Where the Fig Falls
By Nisha Aoyama, Brooklyn, New York, U.S.
As Father's Day came and went during the pandemic, I found myself reflecting on my family's unique (or, more accurately, not so unique) American-ness, which is rooted in immigration. My father bought a one-way ticket from India to the U.S. in 1970 to attend graduate school, and, a few years later, was set up on a blind date with my mom. She grew up in a small New Jersey town, her grandparents from Italy and Poland. I've always considered this a quintessentially American story. I come from generations of immigrants who crossed oceans from far-flung corners of the world. Somehow all of their fates converged in New Jersey, where my parents– two people from vastly different backgrounds– eventually met. In the summer of 2020, this very American story suddenly feels like a miracle. These reflections inspired this poem.
Where the Fig Falls
To be in a pandemic is to have a body.
Mine, a haven and a liability encased within
familiar walls, windows, screens.
Not a battered or ailing body, uncertain
even in healthier times. Not my father’s body —
embattled joints, knees, and knuckles lost to rheumatism,
then reconstructed to set off metal detectors.

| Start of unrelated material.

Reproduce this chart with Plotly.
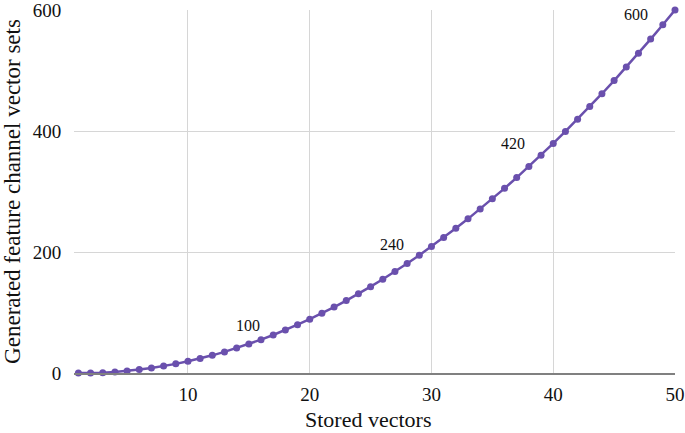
import plotly.graph_objects as go

stored_vectors = list(range(1, 51))
generated_sets = [0, 0, 0.5, 1.7, 3.4, 5.6, 8.2, 11.4, 15.1, 19.3,
                  24.0, 29.2, 34.9, 41.2, 47.9, 55.1, 62.8, 71.0, 79.8, 89.0,
                  98.7, 109.0, 119.7, 131.0, 142.7, 155.0, 167.7, 181.0, 194.7, 209.0,
                  223.8, 239.1, 254.8, 271.1, 287.9, 305.2, 323.0, 341.3, 360.1, 379.4,
                  399.2, 419.5, 440.3, 461.6, 483.4, 505.7, 528.6, 551.9, 575.7, 600.0]
label_x = [14.9, 26.75, 36.7, 46.8]
label_y = [78, 212, 380, 593]
label_text = ["100", "240", "420", "600"]

color = "#6a50ad"
fig = go.Figure()
fig.add_trace(go.Scatter(x=stored_vectors, y=generated_sets, mode="lines+markers",
                         line=dict(color=color, width=2.5),
                         marker=dict(color=color, size=7), cliponaxis=False,
                         showlegend=False))
for x, y, t in zip(label_x, label_y, label_text):
    fig.add_annotation(x=x, y=y, text=t, showarrow=False,
                       font=dict(family="Liberation Serif", size=16, color="#111"))

# x-axis title placed as a paper annotation for precise position
fig.add_annotation(xref="paper", yref="paper", x=0.49, y=-0.128, yanchor="middle",
                   text="Stored vectors", showarrow=False,
                   font=dict(family="Liberation Serif", size=22, color="#111"))

font = dict(family="Liberation Serif", size=19, color="#111")
fig.update_layout(
    width=685, height=433, margin=dict(l=74, r=10, t=10, b=60),
    plot_bgcolor="white", paper_bgcolor="white", font=font,
    xaxis=dict(range=[0.64, 50], tickvals=[10, 20, 30, 40, 50], showgrid=True,
               gridcolor="#d6d6d6", gridwidth=1, zeroline=False, automargin=False,
               showline=True, linecolor="#808080", linewidth=2,
               ticks="outside", ticklen=3, tickcolor="rgba(0,0,0,0)",
               ticklabeloverflow="allow", tickfont=dict(size=19)),
    yaxis=dict(range=[0, 600], tickvals=[0, 200, 400, 600], showgrid=True,
               gridcolor="#d6d6d6", gridwidth=1, zeroline=False, showline=False,
               automargin=False, ticklabeloverflow="allow",
               ticks="outside", ticklen=8, tickcolor="rgba(0,0,0,0)",
               title=dict(text="Generated feature channel vector sets", font=dict(size=23), standoff=12),
               tickfont=dict(size=19)),
)
fig.write_html("out.html", config={"displayModeBar": False},
               post_script="document.body.style.margin='0';document.body.style.overflow='hidden';")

A brown bionic body, immunocompromised in America,
now impossibly distanced from me, from my children.
Our bodies too vulnerable to fly across a continent
to my beginnings, across an ocean to his —
where his young body skirted banyan branches in Bombay,
hand over foot, raucous, thoughtless of bones and cartilage.

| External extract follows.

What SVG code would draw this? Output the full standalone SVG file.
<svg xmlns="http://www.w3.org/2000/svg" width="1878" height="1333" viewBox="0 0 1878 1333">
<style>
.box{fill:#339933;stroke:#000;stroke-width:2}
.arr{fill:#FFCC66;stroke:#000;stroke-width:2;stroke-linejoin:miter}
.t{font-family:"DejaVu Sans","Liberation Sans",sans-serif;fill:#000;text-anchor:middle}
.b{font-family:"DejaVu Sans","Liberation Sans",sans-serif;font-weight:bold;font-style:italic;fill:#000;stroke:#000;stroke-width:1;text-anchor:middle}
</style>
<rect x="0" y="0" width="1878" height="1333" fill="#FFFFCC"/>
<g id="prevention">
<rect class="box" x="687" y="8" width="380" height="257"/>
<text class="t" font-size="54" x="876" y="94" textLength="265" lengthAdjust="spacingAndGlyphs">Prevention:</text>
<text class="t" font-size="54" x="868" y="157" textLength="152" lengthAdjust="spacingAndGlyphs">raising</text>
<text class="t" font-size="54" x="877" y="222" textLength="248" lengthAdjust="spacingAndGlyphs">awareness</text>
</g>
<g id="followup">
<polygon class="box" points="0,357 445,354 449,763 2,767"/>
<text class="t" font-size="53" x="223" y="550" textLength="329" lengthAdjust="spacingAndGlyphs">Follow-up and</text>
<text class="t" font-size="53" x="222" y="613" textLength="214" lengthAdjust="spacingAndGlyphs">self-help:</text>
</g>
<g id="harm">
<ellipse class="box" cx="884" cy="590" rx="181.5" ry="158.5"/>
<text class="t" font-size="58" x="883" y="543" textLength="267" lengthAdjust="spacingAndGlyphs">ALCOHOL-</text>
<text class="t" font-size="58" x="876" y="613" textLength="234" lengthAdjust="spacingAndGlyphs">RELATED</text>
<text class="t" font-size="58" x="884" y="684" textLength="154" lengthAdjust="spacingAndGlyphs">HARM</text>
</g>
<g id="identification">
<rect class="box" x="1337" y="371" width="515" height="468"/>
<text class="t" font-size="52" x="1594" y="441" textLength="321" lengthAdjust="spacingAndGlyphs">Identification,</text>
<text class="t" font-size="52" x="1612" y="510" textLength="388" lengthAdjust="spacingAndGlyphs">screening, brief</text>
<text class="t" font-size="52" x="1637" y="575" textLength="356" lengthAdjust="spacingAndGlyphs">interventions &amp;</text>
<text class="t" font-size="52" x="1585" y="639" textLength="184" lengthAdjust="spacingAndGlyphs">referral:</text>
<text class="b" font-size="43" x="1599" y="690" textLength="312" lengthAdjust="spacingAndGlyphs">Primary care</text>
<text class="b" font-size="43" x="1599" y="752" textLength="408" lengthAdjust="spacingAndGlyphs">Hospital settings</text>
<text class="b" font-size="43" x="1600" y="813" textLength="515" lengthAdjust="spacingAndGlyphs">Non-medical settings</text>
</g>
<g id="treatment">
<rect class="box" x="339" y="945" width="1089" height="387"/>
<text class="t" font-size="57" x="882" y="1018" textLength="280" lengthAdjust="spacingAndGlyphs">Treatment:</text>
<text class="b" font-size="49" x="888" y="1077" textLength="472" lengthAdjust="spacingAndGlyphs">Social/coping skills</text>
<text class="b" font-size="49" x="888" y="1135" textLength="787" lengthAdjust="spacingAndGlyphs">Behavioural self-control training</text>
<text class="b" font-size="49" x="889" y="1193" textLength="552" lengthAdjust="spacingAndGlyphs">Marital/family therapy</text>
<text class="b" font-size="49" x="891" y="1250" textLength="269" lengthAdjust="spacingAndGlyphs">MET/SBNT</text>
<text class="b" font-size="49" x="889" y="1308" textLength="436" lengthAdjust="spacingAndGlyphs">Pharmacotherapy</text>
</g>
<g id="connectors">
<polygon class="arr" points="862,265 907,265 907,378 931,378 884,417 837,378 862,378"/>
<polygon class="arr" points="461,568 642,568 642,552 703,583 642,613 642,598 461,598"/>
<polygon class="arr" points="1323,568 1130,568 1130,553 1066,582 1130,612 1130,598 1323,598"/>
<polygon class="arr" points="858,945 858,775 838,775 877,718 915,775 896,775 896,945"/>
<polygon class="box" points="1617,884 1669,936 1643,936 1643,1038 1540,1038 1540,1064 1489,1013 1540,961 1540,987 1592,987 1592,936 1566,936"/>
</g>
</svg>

Summers spent herding water buffalo across a river in Changa,
rural Gujarat, where his father and his father’s father began.
Dad, did you imagine your daughter’s chlorine-drenched
suburban California summers? Could you fathom your fate,
your future bionic body an ocean away?
His young throat adorned with flowers,
goodbyes threaded with tears,
electric thrum in the airport terminal.
Salt shore to salt shore, migration in faith.
Dad, did you know that tree roots travel two to three times the radius
of the treetop, sometimes even five times as wide?
My roots span the whole world. My foliage has potential still.
My body, chance collision of fates flown over oceans —
a pattern impossible to replicate while sheltered. And yet
deep banyan vines, viscous, bow to kiss the earth,
rooting great-weighted branches that stretch to meet the breeze.